Now, most of those still thinking about the Quadriga scandal are left only with their questions, regrets, and warnings.

Ms Zegel, the estate lawyer, said the case should be a cautionary tale for those getting invovled with new financial products like crypto that they don’t fully understand.

“Not only did the government not know how to police and regulation this emerging asset class, certainly the average individual didn’t comprehend the true implications of owning those type of investments and the risks,” she said.

One of Gerry’s claims he liked to tout to burnish his reputation was that he worked with the RCMP and was registered with Canada’s anti-money laundering service, so of course he couldn’t be a crook. But his lies were convincing enough he operated without detection for years under the eyes of regulators, creditors, and even his own wife. Every scammer needs enablers, or at least believers, and Gerald Cotten had plenty.
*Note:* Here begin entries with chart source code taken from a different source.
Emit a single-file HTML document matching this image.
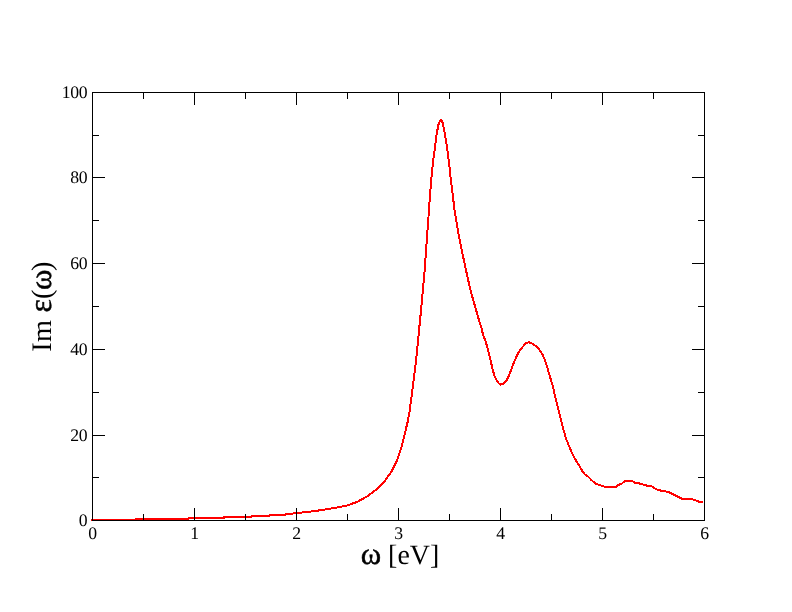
<!DOCTYPE html>
<html><head><meta charset="utf-8"><title>Im epsilon(omega)</title>
<style>
html,body{margin:0;padding:0;background:#fff;}
svg{display:block;}
text{font-family:"Liberation Serif","DejaVu Serif",serif;fill:#000;text-rendering:geometricPrecision;}
.t{font-size:17.7px;letter-spacing:-0.3px;}
.a{font-size:28.3px;}
.g{font-size:31px;stroke:#000;stroke-width:0.45px;}
.g2{font-size:31.8px;stroke:#000;stroke-width:0.45px;}
</style></head>
<body>
<svg width="792" height="612" viewBox="0 0 792 612">
<rect width="792" height="612" fill="#fff"/>
<polyline points="91.0,520.0 135.5,520.0 136.0,519.0 188.5,519.0 189.0,518.0 223.8,518.0 224.3,517.0 251.6,517.0 252.1,516.0 269.3,516.0 269.8,515.0 285.2,515.0 285.7,514.2 296.4,513.2 315.4,511.0 333.0,508.2 347.2,505.5 357.8,501.6 366.6,496.7 375.5,490.1 384.3,481.8 391.4,471.6 396.7,461.0 401.1,448.6 404.6,434.4 407.6,422.1 409.6,411.4 413.0,385.2 416.2,359.0 418.8,332.8 421.4,306.6 423.5,283.1 424.1,278.0 425.0,265.0 426.0,251.9 427.0,237.2 428.0,224.1 429.0,209.4 429.9,196.3 431.2,180.7 432.1,170.3 433.0,162.5 433.9,154.6 435.1,146.8 435.9,139.0 437.2,131.1 438.5,124.6 439.4,122.0 440.2,120.6 440.9,120.3 441.7,120.6 442.4,122.0 443.3,125.9 444.3,131.1 445.7,139.0 447.0,146.8 447.9,154.6 448.9,162.5 450.0,170.3 450.8,180.0 452.2,189.8 453.3,199.6 454.4,209.4 456.1,219.2 457.7,229.0 459.5,239.3 462.1,251.8 464.3,262.1 466.5,272.4 469.1,284.1 471.6,294.4 474.6,304.7 477.5,315.0 479.7,322.5 481.5,327.6 483.1,335.2 485.3,340.2 487.1,346.5 489.0,354.1 490.9,361.7 492.6,369.2 494.3,375.6 496.6,380.0 498.5,383.1 500.7,384.6 503.6,383.8 506.1,381.2 508.6,376.2 511.1,369.9 513.7,362.9 516.2,357.2 519.1,351.6 522.5,347.1 525.7,343.4 528.2,342.3 530.7,342.7 533.9,344.9 537.0,346.8 540.2,350.9 542.7,354.7 545.2,361.0 547.4,368.0 549.6,375.6 551.9,383.1 553.7,389.4 554.9,395.8 557.6,406.6 560.3,417.4 563.0,428.2 566.2,439.0 569.8,448.0 573.8,456.9 578.3,464.1 581.9,470.4 584.9,474.4 588.2,476.7 592.1,480.7 596.3,483.9 600.8,485.4 605.3,486.8 610.6,487.0 615.7,486.9 618.8,484.8 622.0,483.4 624.9,481.0 628.9,480.8 632.1,481.0 634.6,482.7 639.0,483.4 643.5,484.6 647.9,485.9 651.7,486.3 654.8,488.4 658.0,490.1 663.0,490.9 668.7,492.2 673.1,494.3 678.2,496.9 682.0,498.9 687.0,498.9 692.1,499.1 695.9,500.4 699.0,501.7 703.0,502.0" fill="none" stroke="#ff0000" stroke-width="2" stroke-linejoin="round" shape-rendering="crispEdges"/>
<g fill="#000" shape-rendering="crispEdges">
<rect x="92" y="92" width="613" height="1"/>
<rect x="92" y="520" width="613" height="1"/>
<rect x="92" y="92" width="1" height="429"/>
<rect x="704" y="92" width="1" height="429"/>
<rect x="92" y="508" width="1" height="12"/>
<rect x="92" y="93" width="1" height="12"/>
<rect x="143" y="514" width="1" height="6"/>
<rect x="143" y="93" width="1" height="6"/>
<rect x="194" y="508" width="1" height="12"/>
<rect x="194" y="93" width="1" height="12"/>
<rect x="245" y="514" width="1" height="6"/>
<rect x="245" y="93" width="1" height="6"/>
<rect x="296" y="508" width="1" height="12"/>
<rect x="296" y="93" width="1" height="12"/>
<rect x="347" y="514" width="1" height="6"/>
<rect x="347" y="93" width="1" height="6"/>
<rect x="398" y="508" width="1" height="12"/>
<rect x="398" y="93" width="1" height="12"/>
<rect x="449" y="514" width="1" height="6"/>
<rect x="449" y="93" width="1" height="6"/>
<rect x="500" y="508" width="1" height="12"/>
<rect x="500" y="93" width="1" height="12"/>
<rect x="551" y="514" width="1" height="6"/>
<rect x="551" y="93" width="1" height="6"/>
<rect x="602" y="508" width="1" height="12"/>
<rect x="602" y="93" width="1" height="12"/>
<rect x="653" y="514" width="1" height="6"/>
<rect x="653" y="93" width="1" height="6"/>
<rect x="704" y="508" width="1" height="12"/>
<rect x="704" y="93" width="1" height="12"/>
<rect x="93" y="520" width="12" height="1"/>
<rect x="692" y="520" width="12" height="1"/>
<rect x="93" y="477" width="6" height="1"/>
<rect x="698" y="477" width="6" height="1"/>
<rect x="93" y="435" width="12" height="1"/>
<rect x="692" y="435" width="12" height="1"/>
<rect x="93" y="392" width="6" height="1"/>
<rect x="698" y="392" width="6" height="1"/>
<rect x="93" y="349" width="12" height="1"/>
<rect x="692" y="349" width="12" height="1"/>
<rect x="93" y="306" width="6" height="1"/>
<rect x="698" y="306" width="6" height="1"/>
<rect x="93" y="263" width="12" height="1"/>
<rect x="692" y="263" width="12" height="1"/>
<rect x="93" y="220" width="6" height="1"/>
<rect x="698" y="220" width="6" height="1"/>
<rect x="93" y="177" width="12" height="1"/>
<rect x="692" y="177" width="12" height="1"/>
<rect x="93" y="135" width="6" height="1"/>
<rect x="698" y="135" width="6" height="1"/>
<rect x="93" y="92" width="12" height="1"/>
<rect x="692" y="92" width="12" height="1"/>
</g>
<g opacity="0.999">
<text x="92.6" y="539.3" text-anchor="middle" class="t">0</text>
<text x="194.6" y="539.3" text-anchor="middle" class="t">1</text>
<text x="296.6" y="539.3" text-anchor="middle" class="t">2</text>
<text x="398.6" y="539.3" text-anchor="middle" class="t">3</text>
<text x="500.6" y="539.3" text-anchor="middle" class="t">4</text>
<text x="602.6" y="539.3" text-anchor="middle" class="t">5</text>
<text x="704.6" y="539.3" text-anchor="middle" class="t">6</text>
<text x="87.3" y="526.3" text-anchor="end" class="t">0</text>
<text x="87.3" y="441.3" text-anchor="end" class="t">20</text>
<text x="87.3" y="355.3" text-anchor="end" class="t">40</text>
<text x="87.3" y="269.3" text-anchor="end" class="t">60</text>
<text x="87.3" y="183.3" text-anchor="end" class="t">80</text>
<text x="87.3" y="98.3" text-anchor="end" class="t">100</text>
<text y="564.4" class="a"><tspan x="360.8" class="g">ω </tspan><tspan x="388.1" style="font-size:27.9px">[eV]</tspan></text>
<text transform="translate(51,0) rotate(-90)" class="a"><tspan x="-351.75">I</tspan><tspan x="-341.95">m </tspan><tspan x="-312.6" class="g2">ε</tspan><tspan x="-299">(</tspan><tspan x="-289.95" class="g">ω</tspan><tspan x="-271">)</tspan></text>
</g>
</svg>
</body></html>
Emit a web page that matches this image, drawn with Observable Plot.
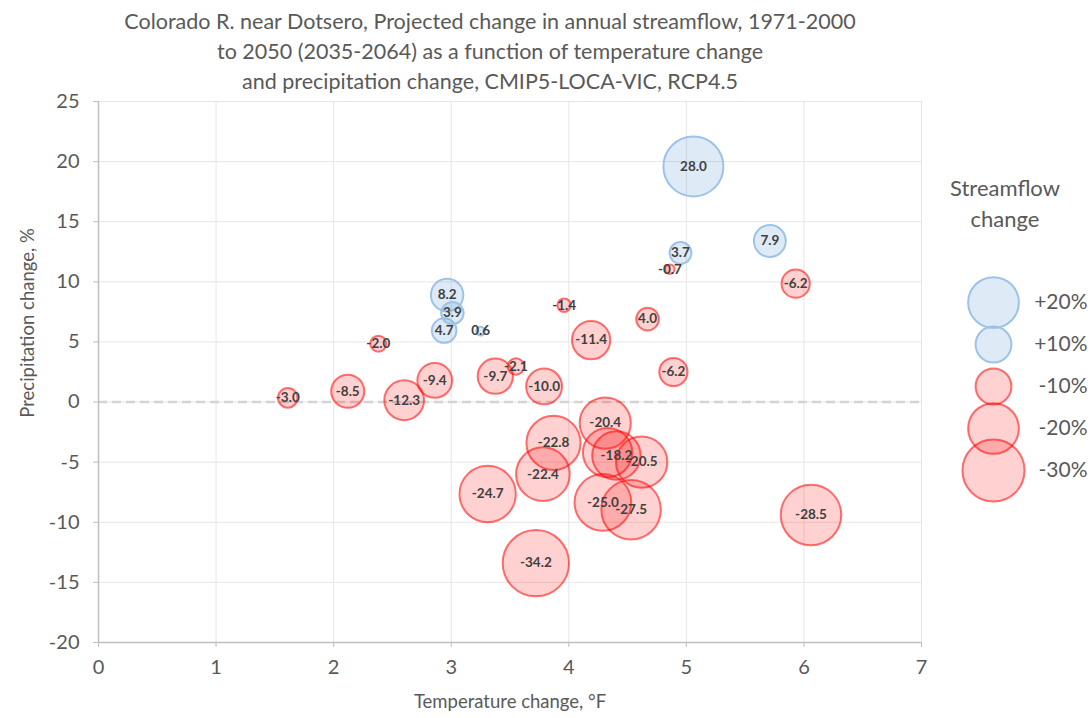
<!DOCTYPE html>
<html>
<head>
<meta charset="utf-8">
<script src="https://cdn.jsdelivr.net/npm/d3@7"></script>
<script src="https://cdn.jsdelivr.net/npm/@observablehq/plot@0.6"></script>
<style>
  html, body { margin: 0; padding: 0; background: #fff; }
  #wrap { position: relative; width: 1091px; height: 718px; font-family: Lato, "Open Sans", sans-serif; color: #595959; overflow: hidden; }
  #title { position: absolute; left: 0; top: 6px; width: 980px; text-align: center; font-size: 21.5px; line-height: 30px; }
  #chart { position: absolute; left: 0; top: 70px; }
  #ylabel { position: absolute; left: -123px; top: 311px; width: 300px; height: 24px; line-height: 24px; text-align: center; font-size: 18.5px; transform: rotate(-90deg); }
  #legtitle { position: absolute; left: 925px; top: 172px; width: 160px; text-align: center; font-size: 22px; line-height: 31px; }
  #legend { position: absolute; left: 930px; top: 230px; }
</style>
</head>
<body>
<div id="wrap">
  <div id="title">Colorado R. near Dotsero, Projected change in annual streamflow, 1971-2000<br>to 2050 (2035-2064) as a function of temperature change<br>and precipitation change, CMIP5-LOCA-VIC, RCP4.5</div>
  <div id="chart"></div>
  <div id="ylabel">Precipitation change, %</div>
  <div id="legtitle">Streamflow<br>change</div>
  <div id="legend"></div>
</div>
<script>
// Temperature change (°F)
const tempChange = [5.06, 5.71, 4.95, 4.86, 5.93, 2.965, 3.01, 2.94, 3.25, 2.38, 3.96, 4.19, 4.67, 3.55, 3.375, 3.79, 2.86, 2.60, 2.12, 1.61, 4.89, 4.31, 3.87, 4.33, 4.405, 4.62, 3.78, 3.31, 4.29, 4.53, 3.72, 6.06];
// Precipitation change (%)
const precipChange = [19.6, 13.4, 12.4, 11.05, 9.85, 8.9, 7.4, 5.95, 5.9, 4.85, 8.05, 5.15, 6.9, 2.95, 2.15, 1.3, 1.8, 0.15, 0.9, 0.35, 2.5, -1.75, -3.4, -4.2, -4.45, -5.0, -6.0, -7.65, -8.35, -8.95, -13.4, -9.4];
// Streamflow change (%)
const flowChange = [28.0, 7.9, 3.7, -0.7, -6.2, 8.2, 3.9, 4.7, 0.6, -2.0, -1.4, -11.4, -4.0, -2.1, -9.7, -10.0, -9.4, -12.3, -8.5, -3.0, -6.2, -20.4, -22.8, -18.9, -18.2, -20.5, -22.4, -24.7, -25.0, -27.5, -34.2, -28.5];
// Bubble labels as shown
const flowLabels = ["28.0", "7.9", "3.7", "-0.7", "-6.2", "8.2", "3.9", "4.7", "0.6", "-2.0", "-1.4", "-11.4", "4.0", "-2.1", "-9.7", "-10.0", "-9.4", "-12.3", "-8.5", "-3.0", "-6.2", "-20.4", "-22.8", "", "-18.2", "-20.5", "-22.4", "-24.7", "-25.0", "-27.5", "-34.2", "-28.5"];

const xTicks = [0, 1, 2, 3, 4, 5, 6, 7];
const yTicks = [-20, -15, -10, -5, 0, 5, 10, 15, 20, 25];

const legendValues = [20, 10, -10, -20, -30];
const legendLabels = ["+20%", "+10%", "-10%", "-20%", "-30%"];

const data = tempChange.map((t, i) => ({t, p: precipChange[i], s: flowChange[i], label: flowLabels[i], a: Math.abs(flowChange[i])}));
const pos = data.filter(d => d.s > 0);
const neg = data.filter(d => d.s <= 0);

const rScale = {type: "sqrt", domain: [0, 28], range: [0, 30]};
const font = "Lato, 'Open Sans', sans-serif";
const blue = {fill: "#5b9bd5", fillOpacity: 0.2, stroke: "#9dc3e6", strokeWidth: 2};
const red = {fill: "#ff0000", fillOpacity: 0.18, stroke: "#ff0000", strokeOpacity: 0.55, strokeWidth: 2};

const chart = Plot.plot({
  width: 1091, height: 648,
  marginLeft: 98, marginRight: 170, marginTop: 31, marginBottom: 76,
  style: {fontFamily: font, background: "transparent"},
  x: {domain: [0, 7]},
  y: {domain: [-20, 25]},
  r: rScale,
  marks: [
    Plot.gridX(xTicks, {stroke: "#e6e6e6", strokeOpacity: 1}),
    Plot.gridY(yTicks, {stroke: "#e6e6e6", strokeOpacity: 1}),
    Plot.ruleY([0], {stroke: "#d4d4d4", strokeWidth: 2.5, strokeDasharray: "9,5"}),
    Plot.ruleX([0], {stroke: "#bfbfbf", strokeWidth: 1.5}),
    Plot.ruleY([-20], {stroke: "#bfbfbf", strokeWidth: 1.5}),
    Plot.axisX({ticks: xTicks, tickSize: 5, tickPadding: 12, fontSize: 20, stroke: "#bfbfbf", fill: "#595959", label: null, tickFormat: d => String(d)}),
    Plot.axisY({ticks: yTicks, tickSize: 5, tickPadding: 14, fontSize: 20, stroke: "#bfbfbf", fill: "#595959", label: null, tickFormat: d => String(d)}),
    Plot.dot(neg, {x: "t", y: "p", r: "a", ...red}),
    Plot.dot(pos, {x: "t", y: "p", r: "a", ...blue}),
    Plot.text(data, {x: "t", y: "p", text: "label", fontSize: 13.5, fontWeight: "bold", fill: "#404040"}),
    Plot.text(["Temperature change, °F"], {frameAnchor: "bottom", dy: 65, fontSize: 18.5, fill: "#595959"})
  ]
});
document.getElementById("chart").appendChild(chart);

const legendData = legendValues.map((v, i) => ({v, a: Math.abs(v), label: legendLabels[i]}));
const legend = Plot.plot({
  width: 161, height: 300,
  margin: 0,
  style: {fontFamily: font, background: "transparent"},
  y: {type: "point", domain: legendLabels, range: [50, 262], axis: null},
  r: rScale,
  marks: [
    Plot.dot(legendData.filter(d => d.v < 0), {y: "label", r: "a", frameAnchor: "left", dx: 63, ...red}),
    Plot.dot(legendData.filter(d => d.v > 0), {y: "label", r: "a", frameAnchor: "left", dx: 63, ...blue}),
    Plot.text(legendData, {y: "label", text: "label", frameAnchor: "right", dx: -4, textAnchor: "end", fontSize: 21, fill: "#595959"})
  ]
});
document.getElementById("legend").appendChild(legend);
</script>
</body>
</html>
Jennifer Robertson has tried to move on with her life and sink back into anonymity. She still thinks about her husband when she hears a song they both liked, or looks at old photos. But she’s got other priorities now.

This year, she gave birth to a baby daughter, and is pursuing a career in elementary education. After living the life of an international elite, she went back to working at an old bar where she was once an employee to put herself through school. People occasionally make off-colour jokes about Gerry and Quadriga, but she’s also gotten a lot of positive messages of support, too.

She hopes her story, in addition to being yet another tale of millennial capitalism gone wrong, is one of hope.

“I fell into a hole that was dug by someone and I was kind left there to get myself out of it. I wanted other people to know that sometimes some terrible things happen,” she said. “You can climb your way out.”

She wrapped up the phone call. In the background, there weren’t the sounds of waves lapping on a remote island, or Gerry Cotten yet living, but a baby fussing and needing its mom.